More than half of U.S. working adults say they’re behind in retirement savings — including 37 percent who feel “significantly behind,” according to a recent Bankrate survey.
I’m a debt-free millionaire, and soon-to-be retiree who teaches financial freedom habits to those who feel behind in their money goals. Unfortunately, I learned that many people try to catch up in their retirement savings by investing into the stock market before they can really afford to.
While the stock market can be a powerful way to build wealth, it’s not guaranteed you will make money, especially if you are not able to invest long term because your foundational finances are not solid.
Here are five essential steps you should take before making your next investment into the stock market. These habits helped me to save and invest more than $1.7 million before age 40, as a first-generation, Filipino-American woman and self-taught money nerd.
Keep One Month’s Worth of Expenses In Your Regular Checking Account
Referred to as your cash flow cushion, I recommend you keep one month’s worth of living expenses in your regular checking account where you typically pay your bills. This guarantees easy access to cash for everyday expenses without needing to dip into your savings or investments, and allows your bills to run automatically.
Not only does this make it easier to focus on learning the new skills required to be a great investor. It allows you to move away from living paycheck to paycheck by always being ahead of your monthly bills.
Build a ‘Stuff Happens’ Fund In A High-Yield Savings Account
In addition to your cash flow cushion, I recommend stashing one more month worth of expenses in a high-yield savings account. Rather than referring to this as an emergency fund, I refer to it as my “stuff happens” fund because accessing this financial safety net doesn’t have to be a life-or-death event.
It’s safe to assume that unexpected things will happen regularly, even if they’re not serious in nature. Ensuring you have a buffer for unexpected expenses not only provides peace of mind. It ensures you can afford to lose money in your investments without jeopardizing your daily necessities.
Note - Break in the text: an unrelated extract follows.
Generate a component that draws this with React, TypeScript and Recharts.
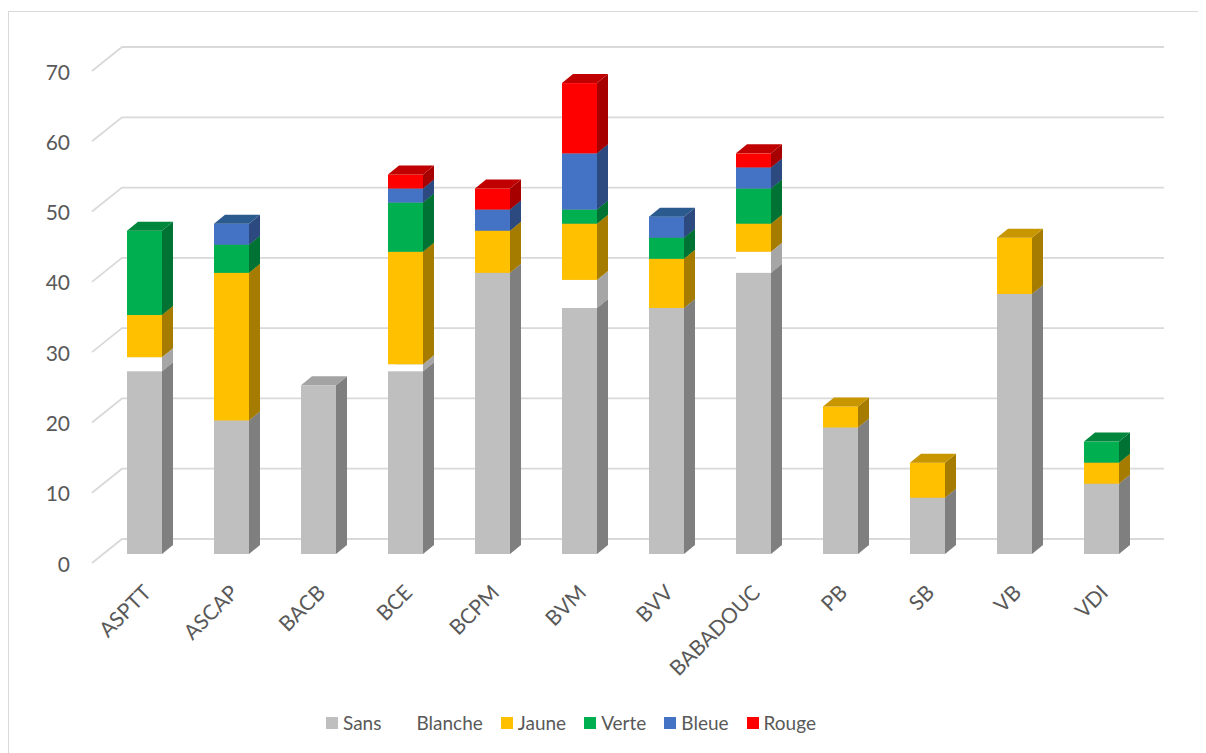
import React from 'react';
import { BarChart, Bar, XAxis, YAxis, CartesianGrid } from 'recharts';

// values
const categories = ['ASPTT', 'ASCAP', 'BACB', 'BCE', 'BCPM', 'BVM', 'BVV', 'BABADOUC', 'PB', 'SB', 'VB', 'VDI'];
const sans = [26, 19, 24, 26, 40, 35, 35, 40, 18, 8, 37, 10];
const blanche = [2, 0, 0, 1, 0, 4, 0, 3, 0, 0, 0, 0];
const jaune = [6, 21, 0, 16, 6, 8, 7, 4, 3, 5, 8, 3];
const verte = [12, 4, 0, 7, 0, 2, 3, 5, 0, 0, 0, 3];
const bleue = [0, 3, 0, 2, 3, 8, 3, 3, 0, 0, 0, 0];
const rouge = [0, 0, 0, 2, 3, 10, 0, 2, 0, 0, 0, 0];
const yTicks = [0, 10, 20, 30, 40, 50, 60, 70];

const series = [
  { key: 'Sans', values: sans, front: '#bfbfbf', side: '#7f7f7f', top: '#a3a3a3' },
  { key: 'Blanche', values: blanche, front: '#ffffff', side: '#a6a6a6', top: '#d9d9d9' },
  { key: 'Jaune', values: jaune, front: '#ffc000', side: '#a67c00', top: '#c89600' },
  { key: 'Verte', values: verte, front: '#00b050', side: '#007233', top: '#00873d' },
  { key: 'Bleue', values: bleue, front: '#4472c4', side: '#2c4a80', top: '#2b5a8f' },
  { key: 'Rouge', values: rouge, front: '#ff0000', side: '#a60000', top: '#c00000' },
];

const data = categories.map((name, i) => {
  const row: any = { name };
  series.forEach(s => { row[s.key] = s.values[i]; });
  return row;
});

const FONT = "Lato, 'Open Sans', sans-serif";
const TEXT = '#595959';

// depth of the 3D column
const DX = 11;
const DY = 9;

const Column3D = (props: any) => {
  const { x, y, width, height, colors } = props;
  if (!height || height <= 0) return null;
  const x1 = x + width;
  const yb = y + height;
  return (
    <g>
      <rect x={x} y={y} width={width} height={height} fill={colors.front} />
      <polygon
        points={`${x1},${yb} ${x1},${y} ${x1 + DX},${y - DY} ${x1 + DX},${yb - DY}`}
        fill={colors.side}
      />
      <polygon
        points={`${x},${y} ${x1},${y} ${x1 + DX},${y - DY} ${x + DX},${y - DY}`}
        fill={colors.top}
      />
    </g>
  );
};

// gridline drawn on the back wall with the left-wall diagonal
const WallLine = (props: any) => {
  const { x1, y1, x2, index } = props;
  return (
    <polyline
      key={`wl-${index}`}
      points={`${x1 - 9},${y1 + 9} ${x1 + 21},${y1 - 15} ${x2 + 19},${y1 - 15}`}
      fill="none"
      stroke="#d9d9d9"
      strokeWidth={1.8}
    />
  );
};

const YTick = ({ x, y, payload }: any) => (
  <text x={x} y={y + 9} textAnchor="end" dominantBaseline="central" fill={TEXT} fontSize={21} fontFamily={FONT}>
    {payload.value}
  </text>
);

const XTick = ({ x, y, payload }: any) => {
  const ax = x + 2;
  const ay = y + 34;
  return (
    <text
      x={ax}
      y={ay}
      transform={`rotate(-45, ${ax}, ${ay})`}
      textAnchor="end"
      dominantBaseline="central"
      fill={TEXT}
      fontSize={21}
      fontFamily={FONT}
    >
      {payload.value}
    </text>
  );
};

export default function App() {
  return (
    <div
      style={{
        position: 'relative',
        marginTop: 3,
        width: 1189,
        height: 741,
        overflow: 'hidden',
        borderTop: '1px solid #d9d9d9',
        borderLeft: '1px solid #d9d9d9',
        background: '#fff',
      }}
    >
      <BarChart width={1189} height={741} data={data} margin={{ top: 50, right: 53, bottom: 49, left: 32 }}>
        <CartesianGrid vertical={false} horizontal={(p: any) => <WallLine {...p} />} />
        <XAxis
          dataKey="name"
          axisLine={false}
          tickLine={false}
          tickSize={0}
          tickMargin={0}
          interval={0}
          height={150}
          tick={<XTick />}
        />
        <YAxis
          domain={[0, 70]}
          ticks={yTicks}
          axisLine={false}
          tickLine={false}
          tickSize={0}
          tickMargin={31}
          width={60}
          tick={<YTick />}
        />
        {series.map(s => (
          <Bar
            key={s.key}
            dataKey={s.key}
            stackId="a"
            barSize={35}
            fill={s.front}
            isAnimationActive={false}
            shape={(p: any) => <Column3D {...p} colors={s} />}
          />
        ))}
      </BarChart>
      <div
        style={{
          position: 'absolute',
          left: 317,
          top: 699,
          display: 'flex',
          alignItems: 'center',
          gap: 18,
          fontFamily: FONT,
          fontSize: 19,
          color: TEXT,
        }}
      >
        {series.map(s => (
          <div key={s.key} style={{ display: 'flex', alignItems: 'center' }}>
            <span style={{ width: 12, height: 12, background: s.front, marginRight: 5, display: 'inline-block' }} />
            <span>{s.key}</span>
          </div>
        ))}
      </div>
    </div>
  );
}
I specifically recommend a high-yield savings account because many of them are offering around 5% in interest. This is a way to grow your cash without much risk, as long as the bank is FDIC-insured.
Maintain A Monthly Budgeting Routine For At Least 6 Months
If you are not willing to commit to a monthly budgeting routine for at least six months, it’s unlikely you will have the patience or discipline to become a strategic investor. Understanding your spending habits and controlling your finances are essential in identifying areas where you can afford more investing in the future.
I’ve budgeted consistently every month since 2016 using three basic categories. Because of this consistent habit, I was able to identify extra funds that I could risk in the stock market without worrying about whether or not my bills would get paid. Consistent budgeting is the cornerstone of building a strong financial foundation before you can seriously invest in the stock market.
Eliminate All Credit Card Debt
I often get asked the same question: Do I pay off debt or do I invest? If the type of debt is credit cards, focus on paying off all of it before you invest any more into the stock market.
Credit card debt often comes with high-interest rates, ranging from 15% to 25% or more. Even a well-performing stock portfolio might net only an average annual return of around 7% to 10% — and that’s if you know what you’re doing.
This is a matter of simple math: The interest you’re paying on your credit card debt is likely far outpacing the returns you’d earn from your investments, leading to a net loss in your overall financial situation. Especially as a casual investor, it is unlikely you will earn any returns in the 15% to 25% range in the short term. Once the credit card debt is eliminated, you’ll have even more cash flow to put toward future investments.
Open An Individual Retirement Account
Consider opening an Individual Retirement Account to take advantage of the tax benefits that can help your retirement savings grow more efficiently. Investing in an IRA allows your stock market investments to save hefty taxes and the penalties from withdrawing early. This will encourage you to keep those dollars invested for the decades required to make any meaningful returns.
Investing in the stock market is a risk. It’s even riskier if you don’t have a solid financial foundation. By following these five steps, you can invest in the stock market with the confidence you need to make it a long-term habit, instead of a short-term fix.